Somebody here is going to jail (maybe several somebodies) and there will be a bunch of kids who see their college funds significantly increased courtesy of the taxpayers of this school district.
The system that Lower Merion school officials used to track lost and stolen laptops wound up secretly capturing thousands of images, including photographs of students in their homes, Web sites they visited, and excerpts of their online chats, says a new motion filed in a suit against the district.
More than once, the motion asserts, the camera on Robbins' school-issued laptop took photos of Robbins as he slept in his bed. Each time, it fired the images off to network servers at the school district.
Back at district offices, the Robbins motion says, employees with access to the images marveled at the tracking software. It was like a window into "a little LMSD soap opera," a staffer is quoted as saying in an e-mail to Carol Cafiero, the administrator running the program.
"I know, I love it," she is quoted as having replied.

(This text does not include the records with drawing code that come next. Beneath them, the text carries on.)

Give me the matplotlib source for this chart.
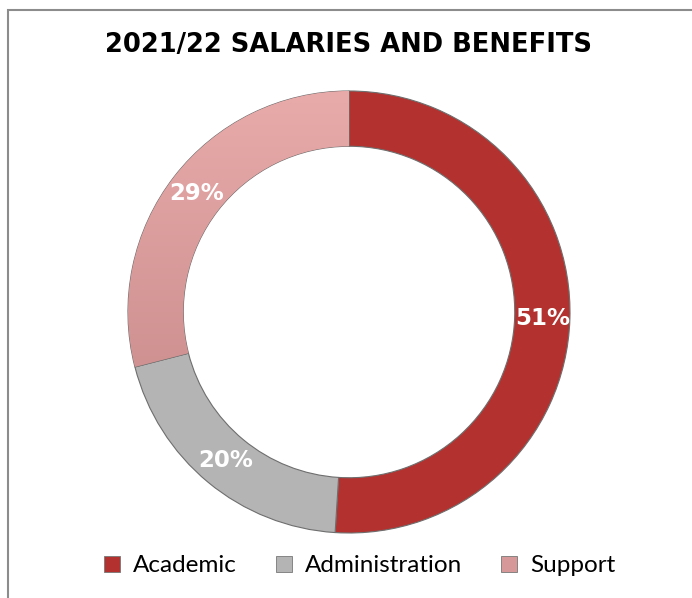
import matplotlib
matplotlib.use("Agg")
import numpy as np
import matplotlib.pyplot as plt
from matplotlib.patches import Rectangle, Patch

# Data
labels = ["Academic", "Administration", "Support"]
shares = [51, 20, 29]
colors = ["#B3322F", "#B4B4B4", "#D69898"]
title = "2021/22 SALARIES AND BENEFITS"

fig = plt.figure(figsize=(6.92, 5.98), dpi=100)

# light frame like the original chart box
fig.patches.append(Rectangle((8 / 692, -0.05), 1.0, 1 - 10 / 598 + 0.05,
                             transform=fig.transFigure, fill=False,
                             edgecolor="#8c8c8c", linewidth=1.5))

ax = fig.add_axes([128 / 692, 65 / 598, 442 / 692, 442 / 598])
wedges, _ = ax.pie(shares, colors=colors, startangle=90, counterclock=False,
                   radius=1.0,
                   wedgeprops=dict(width=0.25, edgecolor="#6e6e6e", linewidth=0.8))
ax.set_xlim(-1, 1)
ax.set_ylim(-1, 1)
ax.set_aspect("auto")
ax.axis("off")

# vertical gradient on the Support slice (lighter at top)
grad = np.linspace(0, 1, 256).reshape(-1, 1)
cmap = matplotlib.colors.LinearSegmentedColormap.from_list("sup", ["#C08282", "#E9AAAA"])
img = ax.imshow(grad, cmap=cmap, extent=[-1, 1, -1, 1], origin="lower",
                aspect="auto", zorder=wedges[2].get_zorder() + 0.1)
img.set_clip_path(wedges[2])
ax.set_xlim(-1, 1)
ax.set_ylim(-1, 1)

# percentage labels in the middle of the ring
for w, v in zip(wedges, shares):
    mid = np.deg2rad((w.theta1 + w.theta2) / 2)
    r = 0.875
    ax.text(r * np.cos(mid), r * np.sin(mid), f"{v}%", color="white",
            fontsize=16.5, fontweight="bold", ha="center", va="center",
            family="DejaVu Sans", zorder=5)

fig.text(0.503, 1 - 45 / 598, title, ha="center", va="center",
         fontsize=18.5, fontweight="bold", family="DejaVu Sans")

handles = [Patch(facecolor=c, edgecolor="#777777", linewidth=0.6) for c in colors]
fig.legend(handles, labels, loc="center", bbox_to_anchor=(0.52, 1 - 566 / 598),
           ncol=3, frameon=False, handlelength=0.66, handleheight=0.66,
           columnspacing=1.6, handletextpad=0.53,
           prop={"family": "Lato", "size": 17.5})

fig.savefig("out.png", dpi=100)
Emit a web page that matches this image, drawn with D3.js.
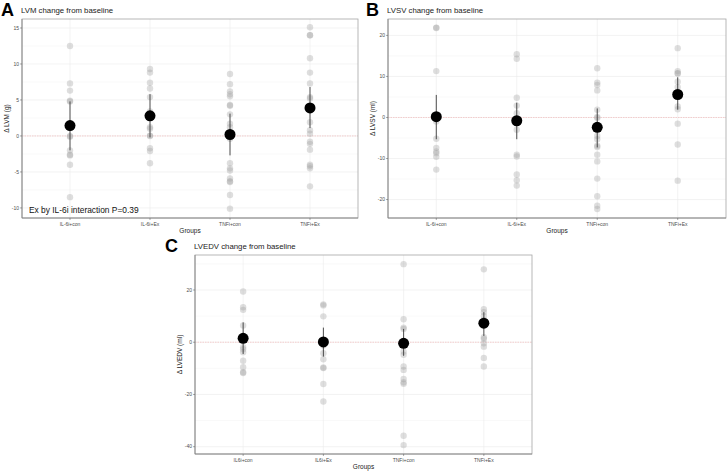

And want to know where this gets really creepy?
According to the latest filing by the Robbinses, officials first activated the tracking software on a school-issued Apple MacBook that Robbins took home on Oct. 20.
Hundreds of times in the next two weeks, the filing says, the program did its job each time it was turned on: A tiny camera atop the laptop snapped a photo, software inside copied the laptop screen image, and a locating device recorded the Internet address - something that could help district technicians pinpoint where the machine was.
The system was designed to take a new picture every 15 minutes until it was turned off.
The material disclosed by the district contains hundreds of photos of Robbins and his family members - "including pictures of Blake partially undressed and of Blake sleeping," the motion states.
This stuff has gone beyond outrageous, well past creepy, and in
to the criminally invasive. Forget the Fourth Amendment – this violates every expectation of privacy that we can possibly have, and every bit of professional ethics as a teacher. I’m outraged.
And I’m also willing to bet that some of the surreptitiously snapped images of scantily-clad students will be found on home computers of Carol Cafiero and at least one other district employee. After all, the “soap opera” email makes it clear that she was sharing the images with someone else – and I’m sure that includes the juicy stuff.